Con mio figlio abbiamo chiesto di firmare per portarlo a casa (poche ore dopo la crisi epilettica il paziente torna come prima, solo un po’ stordito) ma ce lo hanno impedito sia per la forte sedazione sia per l’ingestibilità delle presunte crisi a grappolo.
Dopo 3 giorni trascorsi al Pronto soccorso lo hanno trasferito nel reparto di Breve Osservazione dove gli hanno riservato lo stesso trattamento (contenimento H24 e dosi di seroquel + 2000 di keppra + 2000 di donepezil).
Questo fino al 6 giugno, giorno in cui è stato trasferito al reparto di Medicina.
Arrivato al reparto ci hanno comunicato che aveva contratto la polmonite (presumibilmente ab ingestis) e che la condizione era a rischio vita.
In questo periodo, in cui ha contratto anche la klebsiella, ci hanno sconsigliato di portarlo a casa ma di trasferirlo in hospice e, dopo il mio rifiuto, hanno fatto richiesta per trasferirlo in RSA post acuzie.
L’11 luglio scorso doveva essere trasferito al policlinico Italia ma il giorno prima è subentrata la febbre causata da un’infezione di candida nel sangue e, dulcis in fundo, ha contratto anche il Clostridium.
Ad oggi mio marito è ancora ricoverato nel reparto di medicina che peraltro è diventato per metà Covid. Non è più in grado di coordinare gli arti, non riesce più a parlare e al letto non riesce a girarsi neanche sul fianco.
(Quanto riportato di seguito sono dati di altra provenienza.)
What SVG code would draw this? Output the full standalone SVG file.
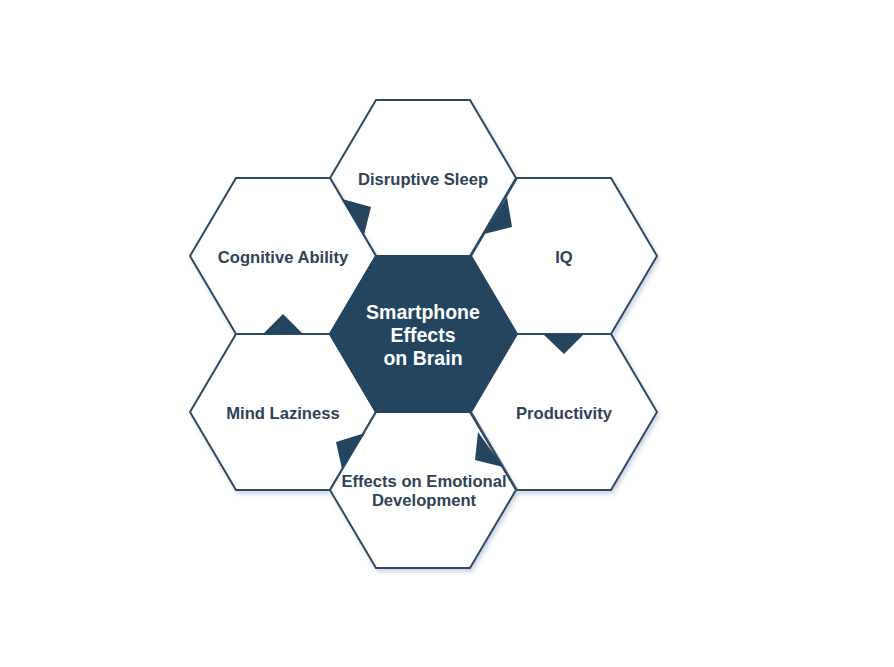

Alimentato esclusivamente con flebo in vena praticamente da due mesi.
Il medico di famiglia non si spiega come sia stato possibile creare un danno neurologico irreversibile di questa entità.
La primaria del reparto ha testualmente affermato che lo shock che ha subìto ha fatto progredire l’Alzheimer di almeno 5 anni. Shock provocato dai giorni di contenzione e dal bombardamento di farmaci in quantità praticamente da sperimentazione con l’obiettivo di “bilanciare il dosaggio”.
Noi, fin da subito, abbiamo chiesto un trasferimento in altra struttura ma ci è stato detto che non è possibile, in alternativa vorremmo provare a gestirlo a casa ma tutti lo sconsigliano per la gravità.
Ho cercato di essere il più concisa possibile ma quello che stiamo vivendo io e mio figlio è doloroso e incomprensibile.
Si può diventare un vegetale, o morire, per una crisi epilettica?
(Lettera firmata)
LA RISPOSTA DELL’ASL ROMA 1
Ci teniamo ad esprimere la solidarietà e la vicinanza della Azienda e in particolare dell’équipe alla famiglia, che naturalmente invitiamo a contattarci per ogni elemento utile a chiarire la situazione complessa di un paziente così fragile.
Ci preme sottolineare che tutti i bisogni assistenziali sono stati comunicati quotidianamente alla famiglia stessa e sono stati presi contatti anche con il medico curante ed il geriatra curante, proprio per condividere con i medici di fiducia il nostro operato. Restiamo a disposizione.